En 1922, lors de mes premières rencontres avec le professeur, j’écoutais avec stupéfaction ses réflexions sur la lutte menée et, hélas, perdue par les Blancs sur les champs de bataille. Avec son intuition sans bornes, il avait compris ce qui avait motivé les Blancs dans ce combat… et, ayant franchi les frontières de l’URSS, d’où les bolcheviks avaient si imprudemment relâché leur ennemi le plus puissant, Ivan Alexandrovitch formula ses pensées sous la forme d’un article, « L’Idée blanche », que j’ai placé « en guise de préface » dans le premier volume du recueil « Le Tout blanc » (« Chroniques de la Lutte blanche »), publié fin 1926 à Berlin. Lors de la discussion sur la manière de poursuivre la publication des bulletins malgré cette perte irremplaçable, il a été suggéré de republier cet article d’I. A. Ilyine dans plusieurs numéros de « Nos tâches ».
Ma brève note s’allonge. Et pourtant, j’ai à peine effleuré ce qu’il représentait, non seulement pour ses partisans « partageant les mêmes idées », les membres de l’Union militaire générale russe, mais aussi pour tous les Russes, notre « vieil et fidèle ami », qui nous a quittés si prématurément ! Pour affirmer cela, et l’affirmer de manière exhaustive et avec autorité, il nous faut une autre plume et, surtout, une perspective qui nous permette d’apprécier sa figure brillante et puissante… il nous faut une approche scientifique, il nous faut du temps pour surmonter le chagrin personnel causé par sa disparition et aborder objectivement l’évaluation de la personnalité de cet homme russe exceptionnel, prédicateur, érudit et penseur. Enfin, il nous faut saluer son héritage littéraire, qui me paraît exceptionnel par sa richesse, car à l’époque où j’ai eu le bonheur de m’entretenir pour la dernière fois avec lui, Ivan Alexandrovitch écrivait fébrilement et avec une énergie inlassable, conscient de sa grave maladie qui l’empêchait déjà depuis longtemps de vivre et de créer – il écrivait sans cesse pour exprimer tout ce que son esprit vif et puissant avait accumulé…

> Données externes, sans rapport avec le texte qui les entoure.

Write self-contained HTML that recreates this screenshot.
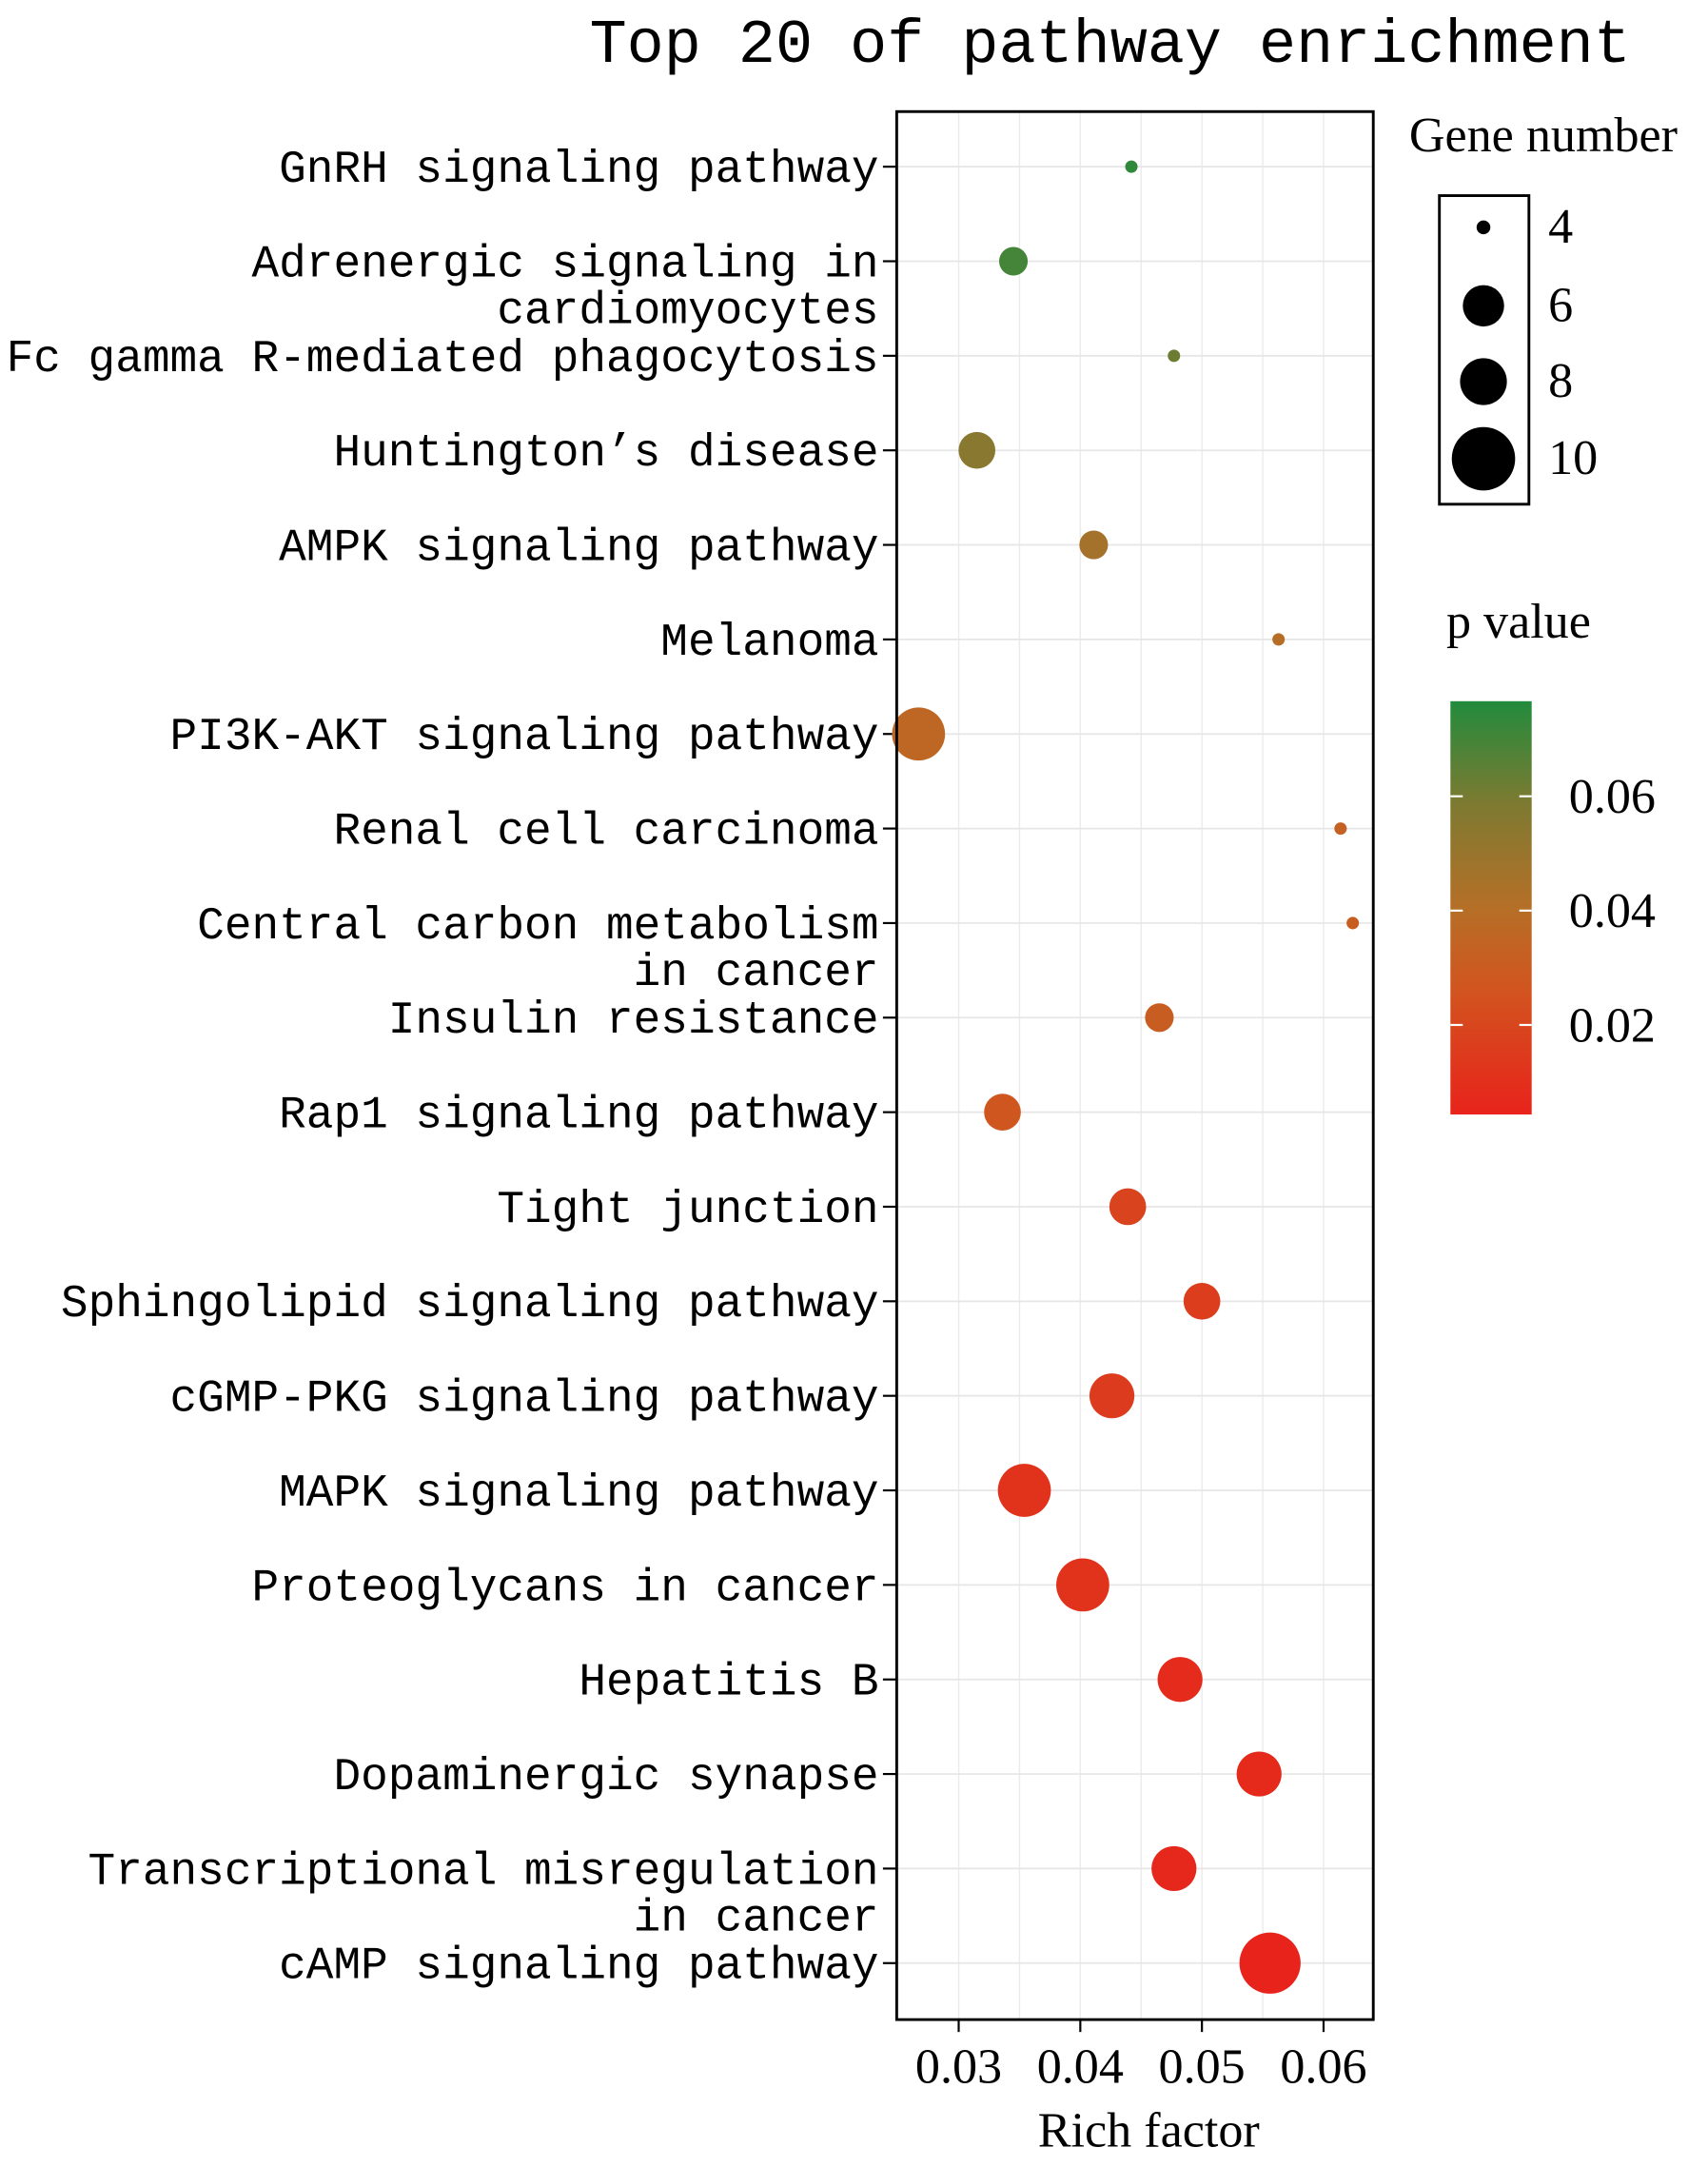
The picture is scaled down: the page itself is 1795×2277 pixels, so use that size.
<!DOCTYPE html>
<html><head><meta charset="utf-8"><style>
html,body{margin:0;padding:0;background:#fff;}
svg{display:block;}
</style></head><body>
<svg id="chart" width="1795" height="2277" viewBox="0 0 1240 1573" xmlns="http://www.w3.org/2000/svg">
<defs>
<linearGradient id="pgrad" x1="0" y1="1" x2="0" y2="0">
<stop offset="0" stop-color="#e8231b"/>
<stop offset="0.3" stop-color="#d2541f"/>
<stop offset="0.5" stop-color="#b56f27"/>
<stop offset="0.75" stop-color="#7e7a31"/>
<stop offset="1" stop-color="#228b3d"/>
</linearGradient>
</defs>
<text x="428" y="45" font-family="Liberation Mono, monospace" font-size="45" fill="#000">Top 20 of pathway enrichment</text>
<g id="grid"></g>
<g id="ylabels"></g>
<g id="points"></g>
<rect x="651" y="81" width="346" height="1385" fill="none" stroke="#000" stroke-width="2"/>
<g id="xaxis"></g>
<text x="834" y="1558" text-anchor="middle" font-family="Liberation Serif, serif" font-size="36">Rich factor</text>
<g id="legend-size">
<text x="1023" y="110" font-family="Liberation Serif, serif" font-size="36">Gene number</text>
<rect x="1045" y="142" width="65" height="224" fill="none" stroke="#000" stroke-width="2"/>
</g>
<g id="legend-color">
<text x="1050" y="463" font-family="Liberation Serif, serif" font-size="36">p value</text>
<rect x="1053" y="509" width="59" height="300" fill="url(#pgrad)"/>
</g>
</svg>
<script>
const categories = ["GnRH signaling pathway","Adrenergic signaling in|cardiomyocytes","Fc gamma R-mediated phagocytosis","Huntington\u2019s disease","AMPK signaling pathway","Melanoma","PI3K-AKT signaling pathway","Renal cell carcinoma","Central carbon metabolism|in cancer","Insulin resistance","Rap1 signaling pathway","Tight junction","Sphingolipid signaling pathway","cGMP-PKG signaling pathway","MAPK signaling pathway","Proteoglycans in cancer","Hepatitis B","Dopaminergic synapse","Transcriptional misregulation|in cancer","cAMP signaling pathway"];
const richFactor = [0.0442,0.0345,0.0477,0.0315,0.0411,0.0563,0.0267,0.0614,0.0624,0.0465,0.0336,0.0439,0.0500,0.0426,0.0354,0.0402,0.0482,0.0547,0.0477,0.0556];
const geneNumber = [4,6,4,7,6,4,9,4,4,6,7,7,7,8,9,9,8,8,8,10];
const pValue = [0.074,0.070,0.062,0.055,0.046,0.040,0.036,0.033,0.031,0.031,0.027,0.019,0.016,0.015,0.011,0.011,0.008,0.007,0.006,0.004];
const xTicks = [0.03,0.04,0.05,0.06];
const xTickLabels = ["0.03","0.04","0.05","0.06"];
const sizeLegendValues = [4,6,8,10];
const pTicks = [0.02,0.04,0.06];
const pTickLabels = ["0.02","0.04","0.06"];

const NS="http://www.w3.org/2000/svg";
function mk(tag, attrs, parent){const e=document.createElementNS(NS,tag);for(const k in attrs)e.setAttribute(k,attrs[k]);parent.appendChild(e);return e;}
const PL=651,PR=997,PT=81,PB=1466;
function xScale(v){return 696+(v-0.03)*8830;}
function yScale(i){return 121+i*(1425-121)/19;}
function rScale(n){return 4.5+(n-4)*2.95;}
function pY(p){return 578+(0.06-p)*4150;}
const stops=[[0.0043,[232,35,27]],[0.0043+0.3*0.0723,[210,84,31]],[0.0043+0.5*0.0723,[181,111,39]],[0.0043+0.75*0.0723,[126,122,49]],[0.0766,[34,139,61]]];
function pColor(p){
  if(p<=stops[0][0])return "rgb("+stops[0][1]+")";
  for(let i=1;i<stops.length;i++){if(p<=stops[i][0]){const t=(p-stops[i-1][0])/(stops[i][0]-stops[i-1][0]);const a=stops[i-1][1],b=stops[i][1];return "rgb("+a.map((c,j)=>Math.round(c+(b[j]-c)*t)).join(",")+")";}}
  return "rgb("+stops[stops.length-1][1]+")";
}
const grid=document.getElementById('grid');
for(let v=0.025;v<=0.0645;v+=0.005){
  const x=xScale(v);
  if(x<PL||x>PR)continue;
  const gl=mk('line',{x1:x,x2:x,y1:PT,y2:PB,stroke:'#ebebeb','stroke-width':1},grid);
  
  
}
const ylab=document.getElementById('ylabels');
categories.forEach((c,i)=>{
  const y=yScale(i);
  const hl=mk('line',{x1:PL,x2:PR,y1:y,y2:y,stroke:'#e6e6e6','stroke-width':1.2},grid);
  
  
  const tk=mk('line',{x1:641,x2:PL,y1:y,y2:y,stroke:'#000','stroke-width':1.5},ylab);
  
  
  const parts=c.split('|');
  parts.forEach((p,k)=>{
    const t=mk('text',{x:638,y:y+11+k*34,'text-anchor':'end','font-family':'Liberation Mono, monospace','font-size':33,'xml:space':'preserve'},ylab);
    t.textContent=p;
    
    
  });
});
const pts=document.getElementById('points');
richFactor.forEach((v,i)=>{
  const c=mk('circle',{cx:xScale(v),cy:yScale(i),r:rScale(geneNumber[i]),fill:pColor(pValue[i])},pts);
  
  
});
const xa=document.getElementById('xaxis');
xTicks.forEach((v,i)=>{
  const x=xScale(v);
  const t=mk('line',{x1:x,x2:x,y1:PB,y2:PB+9,stroke:'#000','stroke-width':1.5},xa);
  
  
  const l=mk('text',{x:x,y:1512,'text-anchor':'middle','font-family':'Liberation Serif, serif','font-size':36},xa);
  l.textContent=xTickLabels[i];
  
  
});
const ls=document.getElementById('legend-size');
const legY=[165,222,277,333],legR=[5,15,17,23];
sizeLegendValues.forEach((n,i)=>{
  const c=mk('circle',{cx:1077,cy:legY[i],r:legR[i],fill:'#000'},ls);
  
  
  const t=mk('text',{x:1124,y:legY[i]+11,'font-family':'Liberation Serif, serif','font-size':36},ls);
  t.textContent=String(n);
  
  
});
const lc=document.getElementById('legend-color');
pTicks.forEach((p,i)=>{
  const y=pY(p);
  const a=mk('line',{x1:1053,x2:1062,y1:y,y2:y,stroke:'#fff','stroke-width':1.5},lc);
  
  
  const b=mk('line',{x1:1103,x2:1112,y1:y,y2:y,stroke:'#fff','stroke-width':1.5},lc);
  
  
  const t=mk('text',{x:1139,y:y+12,'font-family':'Liberation Serif, serif','font-size':36},lc);
  t.textContent=pTickLabels[i];
  
  
});
</script>
</body></html>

Il est donc difficile d’écrire sa « nécrologie ». Estimant que le meilleur ouvrage en la matière serait sa propre autobiographie, dans laquelle il retrace brièvement son « parcours de vie » et ses « œuvres principales », la maison d’édition « Nashi Zadachi » republie son article « Que faire ? ».
Le nom du regretté professeur Ivan Aleksandrovitch Ilyine, ses pensées, toujours exprimées d’une manière si brillante et si puissante, trouveront assurément leur place dans le futur Panthéon russe…
Nous, ses contemporains, ne pouvons que nous incliner devant la Puissance supérieure qui nous l’a enlevé si tôt !
Que Dieu fasse que la terre de la Suisse libre, qui nous était étrangère et qui l’a accueilli, lui soit paisible, là où cet homme russe exceptionnel, un ami fidèle et sincère du Guerrier Blanc russe, un ami de l’Union militaire générale russe et… mon ami personnel inoubliable, était destiné à trouver la paix !
Paris, le 15 janvier 1955.
Alexei Alexandrovitch von Lamp
président de l’Union générale des combattants russes.